• **GOAL**
Omit any picture, and return the remaining data exactly as written.

• **RECORDED DATA**
* START *
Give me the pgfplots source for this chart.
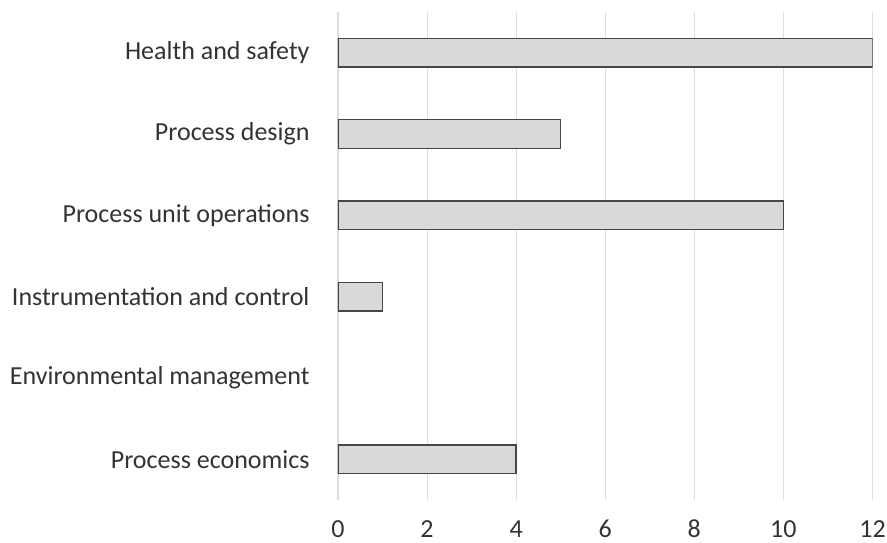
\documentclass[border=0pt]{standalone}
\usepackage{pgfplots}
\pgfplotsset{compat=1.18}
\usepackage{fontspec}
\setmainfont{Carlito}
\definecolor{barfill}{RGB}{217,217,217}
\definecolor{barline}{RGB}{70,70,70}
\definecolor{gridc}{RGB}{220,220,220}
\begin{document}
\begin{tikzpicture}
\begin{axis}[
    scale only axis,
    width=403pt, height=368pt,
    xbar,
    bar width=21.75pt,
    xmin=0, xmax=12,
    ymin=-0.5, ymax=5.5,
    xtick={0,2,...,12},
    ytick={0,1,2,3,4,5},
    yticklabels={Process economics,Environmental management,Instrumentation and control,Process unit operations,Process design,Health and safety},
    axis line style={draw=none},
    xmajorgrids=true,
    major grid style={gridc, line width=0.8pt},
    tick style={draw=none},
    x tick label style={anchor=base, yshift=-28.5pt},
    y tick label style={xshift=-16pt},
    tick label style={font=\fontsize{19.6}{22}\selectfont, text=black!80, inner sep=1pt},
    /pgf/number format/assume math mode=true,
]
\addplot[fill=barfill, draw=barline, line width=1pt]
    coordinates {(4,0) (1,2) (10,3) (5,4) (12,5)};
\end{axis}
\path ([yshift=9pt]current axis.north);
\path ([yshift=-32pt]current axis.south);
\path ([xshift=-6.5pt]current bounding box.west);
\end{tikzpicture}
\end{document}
* END *
• **PROBLEM SOLUTION**
Give me the pgfplots source for this chart.
\documentclass[border=0pt]{standalone}
\usepackage{pgfplots}
\pgfplotsset{compat=1.18}
\usepackage{fontspec}
\setmainfont{Carlito}
\definecolor{barfill}{RGB}{217,217,217}
\definecolor{barline}{RGB}{70,70,70}
\definecolor{gridc}{RGB}{220,220,220}
\begin{document}
\begin{tikzpicture}
\begin{axis}[
    scale only axis,
    width=403pt, height=368pt,
    xbar,
    bar width=21.75pt,
    xmin=0, xmax=12,
    ymin=-0.5, ymax=5.5,
    xtick={0,2,...,12},
    ytick={0,1,2,3,4,5},
    yticklabels={Process economics,Environmental management,Instrumentation and control,Process unit operations,Process design,Health and safety},
    axis line style={draw=none},
    xmajorgrids=true,
    major grid style={gridc, line width=0.8pt},
    tick style={draw=none},
    x tick label style={anchor=base, yshift=-28.5pt},
    y tick label style={xshift=-16pt},
    tick label style={font=\fontsize{19.6}{22}\selectfont, text=black!80, inner sep=1pt},
    /pgf/number format/assume math mode=true,
]
\addplot[fill=barfill, draw=barline, line width=1pt]
    coordinates {(4,0) (1,2) (10,3) (5,4) (12,5)};
\end{axis}
\path ([yshift=9pt]current axis.north);
\path ([yshift=-32pt]current axis.south);
\path ([xshift=-6.5pt]current bounding box.west);
\end{tikzpicture}
\end{document}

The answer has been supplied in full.